In enumerating the sources of his Gaelic stories (i. p. xxiv.), Campbell gives (a) a West Country fisherman; (b) an old dame of seventy; (c) a pretty lass; or (d) 'it is an old wandering vagabond of a tinker who has no roof but the tattered covering of his tent. . . . There he lies, an old man past eighty, who has been a soldier, and "has never seen a school"; too proud to beg, too old to work; surrounded by boxes and horn spoons; with shaggy hair and naked feet, as perfect a nomad as the wildest Lapp or Arab in the whole world.' etc. Campbell gives four stories of tinker origin, our Nos. 73-76. To them and to their tellers I shall revert in my Introduction.

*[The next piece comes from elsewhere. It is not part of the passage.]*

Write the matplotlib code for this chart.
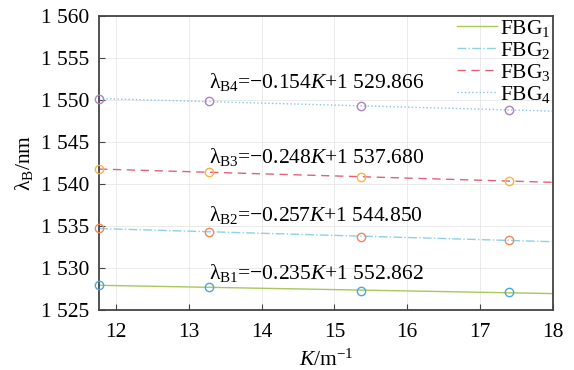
import numpy as np
import matplotlib
matplotlib.use('Agg')
import matplotlib.pyplot as plt
from matplotlib.ticker import FuncFormatter

plt.rcParams['font.family'] = ['Liberation Serif', 'DejaVu Serif']
plt.rcParams['mathtext.fontset'] = 'custom'
plt.rcParams['mathtext.rm'] = 'Liberation Serif'
plt.rcParams['mathtext.it'] = 'Liberation Serif:italic'

# measured points (curvature K, wavelength of each grating)
k_points = [11.77, 13.28, 15.37, 17.39]
fbg1 = [1527.97, 1527.70, 1527.30, 1527.10]
fbg2 = [1534.71, 1534.31, 1533.71, 1533.32]
fbg3 = [1541.76, 1541.37, 1540.85, 1540.33]
fbg4 = [1550.08, 1549.87, 1549.20, 1548.80]

labels = ['FBG$_1$', 'FBG$_2$', 'FBG$_3$', 'FBG$_4$']
equations = ['λ$_{\\mathrm{B1}}$=−0.235$K$+1 552.862',
             'λ$_{\\mathrm{B2}}$=−0.257$K$+1 544.850',
             'λ$_{\\mathrm{B3}}$=−0.248$K$+1 537.680',
             'λ$_{\\mathrm{B4}}$=−0.154$K$+1 529.866']
eq_y = [1529.4, 1536.3, 1543.2, 1552.1]

line_colors = ['#a8c85c', '#8fd0e6', '#e0637a', '#85c6ea']
line_styles = ['-', '-.', (0, (6, 4)), ':']
marker_colors = ['#4da6dc', '#f0875a', '#f6b545', '#b07fc8']

fig = plt.figure(figsize=(5.74, 3.70), dpi=100)
ax = fig.add_axes([0.1725, 0.162, 0.791, 0.796])

xs = np.array([11.77, 18.0])
for i, ys in enumerate([fbg1, fbg2, fbg3, fbg4]):
    slope, icpt = np.polyfit(k_points, ys, 1)
    ax.plot(xs, slope * xs + icpt, color=line_colors[i], ls=line_styles[i],
            lw=1.0, label=labels[i], zorder=2)
    ax.plot(k_points, ys, 'o', mfc='none', mec=marker_colors[i], ms=6,
            mew=1.0, zorder=3, clip_on=False)
    ax.text(13.28, eq_y[i], equations[i], fontsize=15.5, va='center', ha='left')

ax.set_xlim(11.77, 18)
ax.set_ylim(1525, 1560)
ax.set_xticks(range(12, 19))
ax.set_yticks(range(1525, 1561, 5))
ax.yaxis.set_major_formatter(FuncFormatter(lambda v, p: f'{int(v):,}'.replace(',', ' ')))
ax.tick_params(direction='in', labelsize=15.5, length=4, color='#444444',
               top=False, right=False)
ax.tick_params(axis='y', pad=7)
ax.tick_params(axis='x', pad=9)
ax.grid(True, color='#e6e6e6', lw=0.6)
for s in ax.spines.values():
    s.set_color('#444444')
    s.set_linewidth(1.3)

ax.set_xlabel('$K$/m$^{-1}$', fontsize=15.5, labelpad=6)
ax.set_ylabel('λ$_{\\mathrm{B}}$/nm', fontsize=15.5, labelpad=4)

ax.legend(loc='upper right', frameon=False, fontsize=15.5, handlelength=1.9,
          labelspacing=0.05, handletextpad=0.1, borderpad=0.0,
          borderaxespad=0.1)

fig.savefig('out.png', dpi=100)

xlv:1 Query, Solomon Jones? Jones I know for a real Gypsy surname.

xlvi:1 I take some little pride in having myself been a means of preserving two of our best--I had almost said, our only two really good--English folk-tales. These are 'Cap o’ Rushes' and 'Tom Tit Tot,' which were told by an old Suffolk servant to Miss Lois Fison when a child, and which she communicated to Nos. 23 and 43 of a series of 'Suffolk Notes and Queries,' edited by me for the Ipswich journal in 1876-77. Thence my friend, Mr. Clodd, unearthed them a dozen years afterwards; and on the latter he has just issued a masterly monograph.

xlvii:1 The London tinker's story, however, seems more closely to resemble 'The Claricaune' in Crofton Croker's Fairy Legends and Traditions of the South of Ireland (ed. by Thos. Wright, N.D. pp. 98-112).